Description of Capital Stock

Contract Categories: Business Finance - Stock Agreements
EX-4.1 2 exhibit41.htm EXHIBIT 4.1 Exhibit
Exhibit 4.1

The following is a summary of the material provisions of our capital stock. This summary does not purport to be complete and is subject to and qualified by our certificate of incorporation and bylaws, copies of which are provided as exhibits to our Annual Report on Form 10-K.
Authorized Capital Stock
Our authorized capital stock consists of 150,000,000 shares of common stock, par value $0.10 per share, and 15,000,000 shares of preferred stock, par value $1.00 per share. All outstanding shares of common stock are fully paid and nonassessable. There are no shares of preferred stock outstanding.
Voting Rights
The holders of our common stock are entitled to one vote per share on all matters submitted to a vote of stockholders and our certificate of incorporation does not provide for cumulative voting in the election of directors or a classified board.
Dividend Rights
Subject to preferences that may be applicable to any outstanding series of preferred stock, the holders of our common stock will receive ratably any dividends declared by our board of directors out of funds legally available for the payment of dividends.
Liquidation Rights
In the event of our liquidation, dissolution or winding-up, the holders of our common stock are entitled to share ratably in all assets remaining after payment of or provision for any liabilities, subject to prior distribution rights of preferred stock, if any, then outstanding.

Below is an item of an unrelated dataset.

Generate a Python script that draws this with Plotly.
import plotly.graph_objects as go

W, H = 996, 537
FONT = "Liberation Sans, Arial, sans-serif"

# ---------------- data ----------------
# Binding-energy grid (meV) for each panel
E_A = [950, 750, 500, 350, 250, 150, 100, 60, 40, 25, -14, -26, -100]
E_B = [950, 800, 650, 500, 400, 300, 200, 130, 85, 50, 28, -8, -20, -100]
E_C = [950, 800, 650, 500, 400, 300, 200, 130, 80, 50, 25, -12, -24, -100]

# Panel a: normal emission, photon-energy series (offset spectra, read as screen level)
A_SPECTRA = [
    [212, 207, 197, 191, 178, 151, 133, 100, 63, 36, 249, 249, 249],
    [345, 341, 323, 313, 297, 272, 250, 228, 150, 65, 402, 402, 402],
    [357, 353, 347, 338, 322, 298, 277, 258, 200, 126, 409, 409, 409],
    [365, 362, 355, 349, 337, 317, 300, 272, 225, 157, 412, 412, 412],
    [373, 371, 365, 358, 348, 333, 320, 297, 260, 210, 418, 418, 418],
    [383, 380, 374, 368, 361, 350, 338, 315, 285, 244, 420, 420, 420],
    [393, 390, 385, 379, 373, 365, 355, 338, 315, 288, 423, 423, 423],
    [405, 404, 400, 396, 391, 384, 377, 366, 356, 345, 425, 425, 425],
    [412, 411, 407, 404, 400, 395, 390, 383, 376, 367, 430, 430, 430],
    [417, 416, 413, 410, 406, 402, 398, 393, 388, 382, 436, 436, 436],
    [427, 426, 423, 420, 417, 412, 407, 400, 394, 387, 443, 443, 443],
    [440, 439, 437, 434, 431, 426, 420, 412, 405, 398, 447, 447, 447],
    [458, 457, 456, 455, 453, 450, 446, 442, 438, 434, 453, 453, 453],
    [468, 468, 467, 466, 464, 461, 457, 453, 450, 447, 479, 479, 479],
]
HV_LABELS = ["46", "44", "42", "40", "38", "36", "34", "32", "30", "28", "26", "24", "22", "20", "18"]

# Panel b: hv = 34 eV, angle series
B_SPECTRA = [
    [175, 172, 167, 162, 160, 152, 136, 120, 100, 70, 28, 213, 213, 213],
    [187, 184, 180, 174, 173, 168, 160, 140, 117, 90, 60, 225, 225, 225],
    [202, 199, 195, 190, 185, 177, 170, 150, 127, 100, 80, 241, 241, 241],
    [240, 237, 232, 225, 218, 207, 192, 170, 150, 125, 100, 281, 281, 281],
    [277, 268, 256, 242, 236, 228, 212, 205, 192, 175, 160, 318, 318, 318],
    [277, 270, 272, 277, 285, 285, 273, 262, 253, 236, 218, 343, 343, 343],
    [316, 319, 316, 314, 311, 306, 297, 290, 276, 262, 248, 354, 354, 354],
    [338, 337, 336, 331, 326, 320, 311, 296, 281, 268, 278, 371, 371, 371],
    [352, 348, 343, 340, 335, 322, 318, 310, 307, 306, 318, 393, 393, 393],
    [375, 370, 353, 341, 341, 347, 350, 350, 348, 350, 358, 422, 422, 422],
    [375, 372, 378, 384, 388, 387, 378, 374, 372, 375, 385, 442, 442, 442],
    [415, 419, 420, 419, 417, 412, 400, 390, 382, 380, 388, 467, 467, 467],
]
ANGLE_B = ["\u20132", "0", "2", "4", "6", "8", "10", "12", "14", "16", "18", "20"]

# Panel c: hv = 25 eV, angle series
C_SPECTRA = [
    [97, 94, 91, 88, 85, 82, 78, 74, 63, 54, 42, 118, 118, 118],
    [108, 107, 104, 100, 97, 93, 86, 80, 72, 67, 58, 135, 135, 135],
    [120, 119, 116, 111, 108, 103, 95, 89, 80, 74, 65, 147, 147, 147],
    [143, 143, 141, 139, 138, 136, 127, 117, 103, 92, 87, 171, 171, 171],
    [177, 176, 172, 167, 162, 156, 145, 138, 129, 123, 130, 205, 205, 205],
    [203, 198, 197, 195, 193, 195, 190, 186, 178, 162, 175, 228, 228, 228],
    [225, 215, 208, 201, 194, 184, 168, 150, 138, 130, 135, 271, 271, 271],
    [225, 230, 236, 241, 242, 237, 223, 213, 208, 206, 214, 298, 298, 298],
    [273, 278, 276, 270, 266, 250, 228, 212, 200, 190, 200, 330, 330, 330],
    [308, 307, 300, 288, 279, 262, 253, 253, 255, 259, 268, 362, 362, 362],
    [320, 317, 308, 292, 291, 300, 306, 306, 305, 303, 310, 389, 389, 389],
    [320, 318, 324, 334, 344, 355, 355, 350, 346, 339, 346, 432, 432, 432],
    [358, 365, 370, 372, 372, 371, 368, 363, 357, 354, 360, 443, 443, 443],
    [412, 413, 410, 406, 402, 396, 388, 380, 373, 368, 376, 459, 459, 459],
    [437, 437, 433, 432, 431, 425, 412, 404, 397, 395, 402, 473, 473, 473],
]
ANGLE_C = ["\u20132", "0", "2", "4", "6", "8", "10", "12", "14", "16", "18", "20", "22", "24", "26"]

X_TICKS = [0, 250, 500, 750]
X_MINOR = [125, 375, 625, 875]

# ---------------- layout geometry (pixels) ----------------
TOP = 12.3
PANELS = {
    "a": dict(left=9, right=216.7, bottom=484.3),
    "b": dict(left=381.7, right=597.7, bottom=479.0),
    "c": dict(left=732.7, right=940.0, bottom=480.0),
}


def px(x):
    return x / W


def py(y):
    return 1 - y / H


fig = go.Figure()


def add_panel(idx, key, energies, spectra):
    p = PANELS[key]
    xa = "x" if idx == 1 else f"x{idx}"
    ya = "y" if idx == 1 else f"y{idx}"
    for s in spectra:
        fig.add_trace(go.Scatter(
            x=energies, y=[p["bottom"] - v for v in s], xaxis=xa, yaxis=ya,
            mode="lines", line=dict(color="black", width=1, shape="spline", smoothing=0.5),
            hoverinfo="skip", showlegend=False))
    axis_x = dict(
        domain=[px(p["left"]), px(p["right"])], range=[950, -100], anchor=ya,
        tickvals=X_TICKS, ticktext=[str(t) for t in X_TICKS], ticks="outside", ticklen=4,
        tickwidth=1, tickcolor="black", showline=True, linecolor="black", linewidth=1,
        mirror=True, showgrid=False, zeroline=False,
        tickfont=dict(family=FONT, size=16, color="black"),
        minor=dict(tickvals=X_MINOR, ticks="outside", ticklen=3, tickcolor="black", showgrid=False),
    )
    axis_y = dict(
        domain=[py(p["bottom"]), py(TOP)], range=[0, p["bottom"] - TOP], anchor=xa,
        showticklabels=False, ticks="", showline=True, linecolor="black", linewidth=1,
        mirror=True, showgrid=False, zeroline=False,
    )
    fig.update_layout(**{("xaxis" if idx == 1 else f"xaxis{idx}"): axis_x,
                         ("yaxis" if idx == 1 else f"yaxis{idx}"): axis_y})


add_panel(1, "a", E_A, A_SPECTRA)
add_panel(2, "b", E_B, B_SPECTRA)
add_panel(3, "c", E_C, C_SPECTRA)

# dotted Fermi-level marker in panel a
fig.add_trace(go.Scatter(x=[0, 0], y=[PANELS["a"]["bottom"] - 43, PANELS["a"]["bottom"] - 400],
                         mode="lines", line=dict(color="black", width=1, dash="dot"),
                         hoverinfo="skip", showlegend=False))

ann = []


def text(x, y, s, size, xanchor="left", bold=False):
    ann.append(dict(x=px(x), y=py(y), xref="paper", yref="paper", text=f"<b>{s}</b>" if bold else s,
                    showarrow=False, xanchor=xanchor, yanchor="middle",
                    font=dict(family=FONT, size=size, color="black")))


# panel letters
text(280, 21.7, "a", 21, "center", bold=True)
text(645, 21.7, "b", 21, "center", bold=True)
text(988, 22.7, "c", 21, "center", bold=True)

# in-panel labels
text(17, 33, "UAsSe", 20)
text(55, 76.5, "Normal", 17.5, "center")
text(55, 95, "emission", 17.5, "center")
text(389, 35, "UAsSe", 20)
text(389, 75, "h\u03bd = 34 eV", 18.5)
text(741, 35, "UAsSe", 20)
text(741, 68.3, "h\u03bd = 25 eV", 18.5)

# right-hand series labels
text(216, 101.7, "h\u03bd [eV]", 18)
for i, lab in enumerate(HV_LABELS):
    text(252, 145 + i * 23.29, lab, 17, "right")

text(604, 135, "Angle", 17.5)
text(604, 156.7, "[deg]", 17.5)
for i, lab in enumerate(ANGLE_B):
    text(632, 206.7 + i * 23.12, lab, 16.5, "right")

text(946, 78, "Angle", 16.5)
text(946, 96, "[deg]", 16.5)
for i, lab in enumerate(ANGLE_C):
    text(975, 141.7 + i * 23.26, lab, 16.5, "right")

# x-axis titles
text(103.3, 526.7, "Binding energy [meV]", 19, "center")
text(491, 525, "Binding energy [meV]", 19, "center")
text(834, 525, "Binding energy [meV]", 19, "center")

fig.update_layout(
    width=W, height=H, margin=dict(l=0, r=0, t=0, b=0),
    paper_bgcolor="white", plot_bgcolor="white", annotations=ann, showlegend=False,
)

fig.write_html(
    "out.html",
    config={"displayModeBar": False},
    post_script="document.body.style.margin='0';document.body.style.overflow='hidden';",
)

Other Rights and Preferences
Stockholders holding at least twenty-five percent (25%) of the issued and outstanding shares of our common stock can request a special meeting of our stockholders for any purpose. Holders of our common stock have no preemptive, subscription or conversion rights. There are no redemption or sinking fund provisions, and there is no liability for further calls or assessments by the Company.
Anti-Takeover Effects of Certificate of Incorporation, Bylaws and Delaware Law
Various provisions contained in our certificate of incorporation, our bylaws, and Delaware law, including the following, could delay or discourage some transactions involving an actual or potential change in control of the Company or its management. Our certificate of incorporation authorizes the board of directors, without the requirement of further action by stockholders, to provide for the issuance of one or more series of preferred stock, the terms of which can be determined by the board of directors at the time of issuance. Our bylaws provide that vacancies on the board of directors can be filled only by the remaining directors. Our bylaws establish an advance written notice procedure for stockholders seeking to nominate candidates for election to the board of directors or for proposing matters to be acted upon at stockholders’ meetings
Forum Selection Clause
Our certificate of incorporation provides that, unless we consent in writing to the selection of an alternative forum, the sole and exclusive forum for any stockholder to bring (i) any derivative action or proceeding brought on our behalf, (ii) any action asserting a claim of breach of a fiduciary duty owed by any of our directors, officers, or employees to us or to our stockholders, (iii) any action asserting a claim arising pursuant to any provision of the DGCL or (iv) any action asserting a claim governed by the internal affairs doctrine, will be the Court of Chancery of the State of Delaware.
Transfer Agent and Registrar
The Transfer Agent and Registrar for our common stock is Computershare, Inc.
Our common stock is listed on the New York Stock Exchange under the symbol “AJRD.”